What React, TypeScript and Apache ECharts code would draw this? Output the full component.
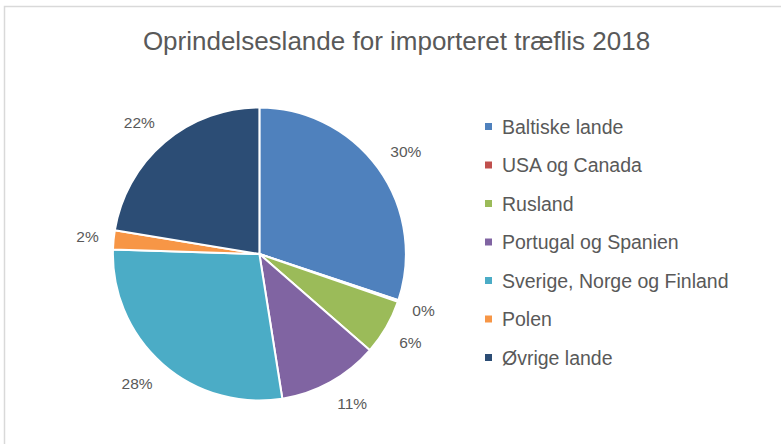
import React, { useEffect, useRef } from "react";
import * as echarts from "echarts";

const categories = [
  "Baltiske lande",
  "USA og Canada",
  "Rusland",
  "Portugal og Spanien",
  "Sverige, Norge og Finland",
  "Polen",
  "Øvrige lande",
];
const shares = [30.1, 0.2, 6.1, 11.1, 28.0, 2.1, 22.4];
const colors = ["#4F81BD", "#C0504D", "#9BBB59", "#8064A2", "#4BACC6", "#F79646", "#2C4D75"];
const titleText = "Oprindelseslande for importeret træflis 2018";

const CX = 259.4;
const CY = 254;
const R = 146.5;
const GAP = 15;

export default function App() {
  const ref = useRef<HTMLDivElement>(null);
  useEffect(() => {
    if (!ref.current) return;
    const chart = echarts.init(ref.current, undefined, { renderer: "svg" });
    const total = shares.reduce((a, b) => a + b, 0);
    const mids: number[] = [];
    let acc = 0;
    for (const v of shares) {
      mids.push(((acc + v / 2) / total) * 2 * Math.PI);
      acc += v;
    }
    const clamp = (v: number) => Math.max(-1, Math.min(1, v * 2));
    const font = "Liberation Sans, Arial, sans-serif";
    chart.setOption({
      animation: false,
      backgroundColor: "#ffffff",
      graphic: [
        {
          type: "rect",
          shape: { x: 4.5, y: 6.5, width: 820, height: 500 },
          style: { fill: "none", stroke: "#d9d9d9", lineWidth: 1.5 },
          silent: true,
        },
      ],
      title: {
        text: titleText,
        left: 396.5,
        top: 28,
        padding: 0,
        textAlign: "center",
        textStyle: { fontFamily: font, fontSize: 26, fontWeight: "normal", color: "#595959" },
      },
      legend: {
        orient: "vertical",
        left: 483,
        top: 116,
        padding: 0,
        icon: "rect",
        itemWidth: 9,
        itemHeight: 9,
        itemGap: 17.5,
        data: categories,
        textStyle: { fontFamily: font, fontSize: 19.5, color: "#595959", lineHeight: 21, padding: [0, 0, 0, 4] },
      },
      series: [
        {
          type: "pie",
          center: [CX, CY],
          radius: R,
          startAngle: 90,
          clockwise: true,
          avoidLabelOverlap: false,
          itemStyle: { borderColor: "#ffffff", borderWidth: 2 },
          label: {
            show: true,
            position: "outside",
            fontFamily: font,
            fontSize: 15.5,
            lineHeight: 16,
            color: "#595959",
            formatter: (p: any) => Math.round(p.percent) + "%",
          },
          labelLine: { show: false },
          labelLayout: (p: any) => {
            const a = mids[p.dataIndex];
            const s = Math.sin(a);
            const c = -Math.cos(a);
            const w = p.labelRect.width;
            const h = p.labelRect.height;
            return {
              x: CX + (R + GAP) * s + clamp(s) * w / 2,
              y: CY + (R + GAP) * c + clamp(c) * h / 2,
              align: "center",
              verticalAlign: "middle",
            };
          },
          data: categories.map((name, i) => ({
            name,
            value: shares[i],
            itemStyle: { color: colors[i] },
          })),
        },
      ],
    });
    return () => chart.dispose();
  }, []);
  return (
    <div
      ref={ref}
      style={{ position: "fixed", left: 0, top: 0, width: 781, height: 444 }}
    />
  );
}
******************************
## EXERCISE OBJECTIVE
Leave out any pictures and return exactly the lines from the beginning of the data through the line with "import * as", inclusive.

## COMPLETE ANSWER
What React, TypeScript and Apache ECharts code would draw this? Output the full component.
import React, { useEffect, useRef } from "react";
import * as echarts from "echarts";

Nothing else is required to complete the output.